Startups focused on domain-specific AI, edge deployment, enterprise automation, and chip-software co-design stand to benefit most if public compute, funding, and procurement policies align.
How will global cloud and AI firms play a role?
Global cloud providers have already announced capacity expansions in India, which creates a foundation for further investment. Those companies bring capital, systems expertise, and enterprise sales channels—but India’s aim is also to pull more of the value chain domestically by incentivizing chip manufacturing, local R&D, and startup ecosystems that build on shared compute.
Which related developments should readers watch?
Key items to monitor over the next 6–24 months include:
- New announcements of hyperscale data center campuses and regional cloud regions.
- Policy finalizations around tax incentives, land allocation, and startup benefits.
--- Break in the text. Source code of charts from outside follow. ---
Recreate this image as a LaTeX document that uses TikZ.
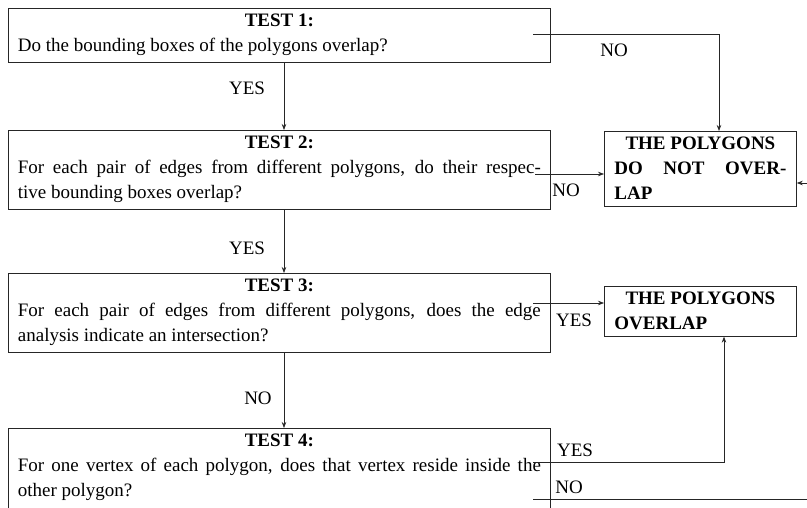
\documentclass[tikz,border=0pt]{standalone}
\usepackage{fontspec}
\setmainfont{Liberation Serif}
\usetikzlibrary{arrows.meta}
\begin{document}
\begin{tikzpicture}[x=1pt,y=-1pt,
  font=\fontsize{19}{25}\selectfont,
  box/.style={draw=black!85, line width=0.8pt, rectangle, anchor=north west,
    text width=523pt, inner xsep=9.5pt, inner ysep=6pt, align=justify},
  rbox/.style={draw=black!85, line width=0.8pt, rectangle, anchor=north west,
    text width=172pt, inner xsep=10pt, inner ysep=6pt, align=justify,
    font=\fontsize{19}{25}\selectfont\bfseries},
  arr/.style={draw=black!85, line width=0.7pt, -{Stealth[length=6pt,width=4.5pt]}},
  ln/.style={draw=black!85, line width=0.7pt},
  lbl/.style={inner sep=0pt}]
\useasboundingbox (0,0) rectangle (807,508);
\clip (0,0) rectangle (807,508);

% main test boxes
\node[box] (b1) at (8,8) {{\centering\textbf{TEST 1:}\par}Do the bounding boxes of the polygons overlap?};
\node[box] (b2) at (8,130) {{\centering\textbf{TEST 2:}\par}For each pair of edges from different polygons, do their respec-\linebreak tive bounding boxes overlap?};
\node[box] (b3) at (8,273) {{\centering\textbf{TEST 3:}\par}For each pair of edges from different polygons, does the edge\linebreak analysis indicate an intersection?};
\node[box] (b4) at (8,428) {{\centering\textbf{TEST 4:}\par}For one vertex of each polygon, does that vertex reside inside the\linebreak other polygon?\par\mbox{}};

% result boxes
\node[rbox] (dno) at (604,131) {{\centering THE POLYGONS\par}DO NOT OVER-\linebreak LAP};
\node[rbox] (ov) at (604,286) {{\centering THE POLYGONS\par}OVERLAP};

% coordinates
\coordinate (vx) at (284,0);
\coordinate (s1) at (533,34);
\coordinate (k1) at (719,34);
\coordinate (s2) at (535,174);
\coordinate (e1) at (807,183);
\coordinate (s3) at (533,303);
\coordinate (s4) at (533,462);
\coordinate (k4) at (724,462);
\coordinate (s5) at (533,499);
\coordinate (e5) at (807,499);

% vertical flow
\draw[arr] (b1.south -| vx) -- (b2.north -| vx);
\draw[arr] (b2.south -| vx) -- (b3.north -| vx);
\draw[arr] (b3.south -| vx) -- (b4.north -| vx);

% side connectors
\draw[arr] (s1) -- (k1) -- (k1 |- dno.north);
\draw[arr] (s2) -- (dno.west |- s2);
\draw[arr] (e1) -- (dno.east |- e1);
\draw[arr] (s3) -- (ov.west |- s3);
\draw[arr] (s4) -- (k4) -- (k4 |- ov.south);
\draw[ln] (s5) -- (e5);

% labels
\node[lbl] (l1) at (247,88) {YES};
\node[lbl] (l2) at (247,248) {YES};
\node[lbl] (l3) at (258,398) {NO};
\node[lbl] (l4) at (614,50) {NO};
\node[lbl] (l5) at (566,190) {NO};
\node[lbl] (l6) at (574,320) {YES};
\node[lbl] (l7) at (575,450) {YES};
\node[lbl] (l8) at (569,487) {NO};
\end{tikzpicture}
\end{document}
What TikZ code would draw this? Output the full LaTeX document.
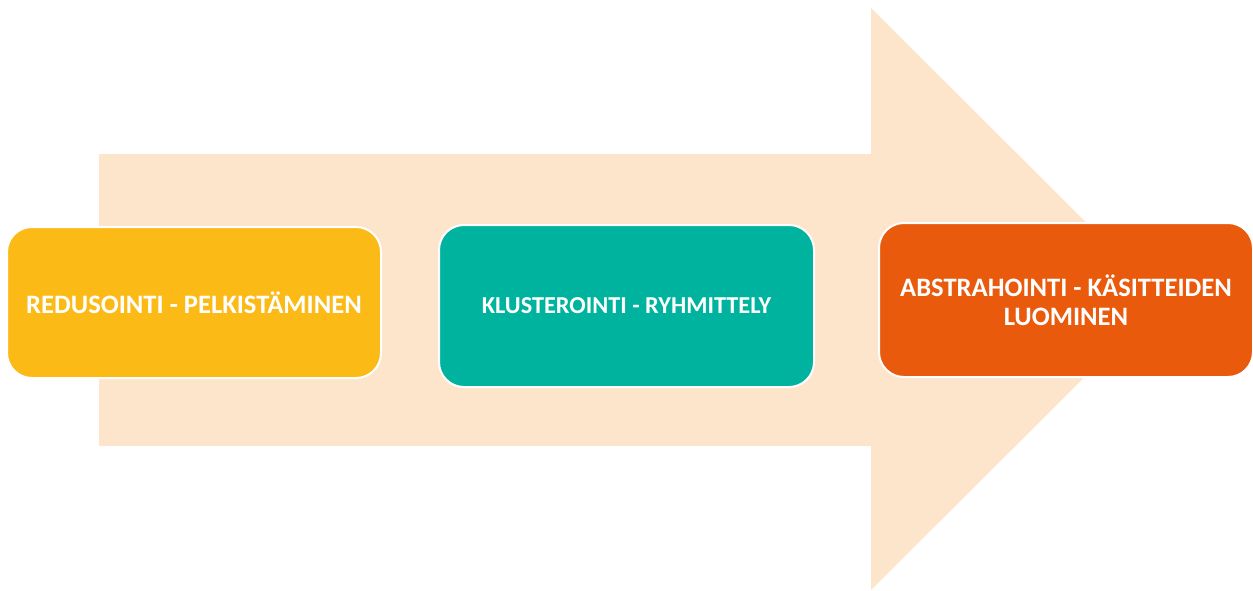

- Progress on shared compute availability and the launch of second-phase national AI initiatives.
For deeper context on government incentives and the broader policy conversation, see our coverage of India AI Data Centers: Tax Incentives to Drive Cloud Growth and the AI Impact Summit India: Driving Investment & Policy. For analysis of capital flows into AI infrastructure, refer to AI Data Center Spending: Are Mega-Capex Bets Winning?
Recommendations: How policymakers and industry can increase the odds of success
To translate ambition into durable outcomes, the following actions will be important:
- Coordinate national and state planning for power, water, and logistics to avoid local bottlenecks.
- Design time-bound incentives that reward sustainable practices and long-term domestic value creation.
- Invest in workforce development programs focused on data center operations, chip packaging, and AI engineering.
- Scale shared compute and research grants to lower barriers for startups and academic labs.
- Encourage public-private partnerships to share risk on capital-intensive projects like fabs and hyperscale campuses.
Conclusion
India’s $200 billion AI infrastructure push is a strategic bid to capture a larger share of the global AI economy. If implemented effectively, it could accelerate domestic AI capabilities, create jobs, and diversify global compute capacity. Execution risks are real—power, water, permitting and workforce constraints will test timelines—but the combination of incentives, public compute expansion, and a robust startup ecosystem could make India a major node in the next phase of AI infrastructure.